Tim Goetze wrote:
To be honest, I don't know if it's undefined
behaviour; I don't read
ISO compiler ABI standards (if they exist in the first place). I was
simply trusting that common sense would always allow this
cross-language subclassing, apparently I was wrong.
Trusting that unspecified/undocumented characteristics will remain
the same across versions is asking for trouble.
Can I sell you an Ocaml:
http://www.ocaml.org/
Does it give me inline assembly, realtime-safeness and the performance
of C/C++?
Well I really like to separate the C and C++. C is unashamedly a
low level language. C++ OTOH tries to be both low level and high
level. In comparison to C, C++ is a poor low level language.
Compared to Python or Ocaml, C++ is a poor high level language.
So to answer your question, Ocaml will not give you the low level
stuff that is available in C (inline asm etc), but it is a much
better high level language than C++.
I also find Ocaml a better high level language than Python because
it is strictly and statically typed as well as compiling to native
binaries which come close to the speed of C. The (very flawed IMO)

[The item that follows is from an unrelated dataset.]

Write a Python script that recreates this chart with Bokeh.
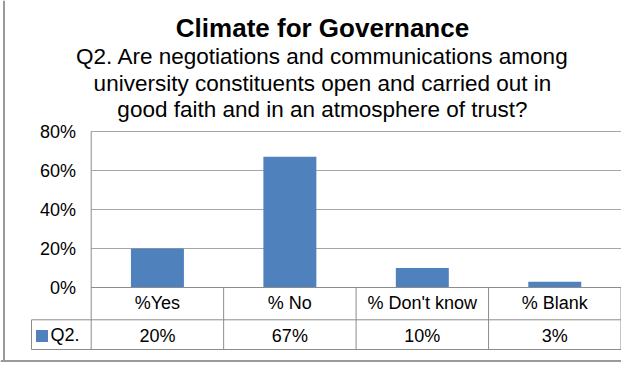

language shootout puts Ocaml compiled to native binaries as faster
than C++ but slower than C.
Linking low level C code to Ocmal is about the same complexity as
doing the same for Python.
Browsing the site, the tutorial shows code lines
ending with two
semicola and assignments using a 'let' operator; first bitter pills
to swallow for a friend of code brevity to be sure.
The syntax does have a few warts, but IMO no more than C++.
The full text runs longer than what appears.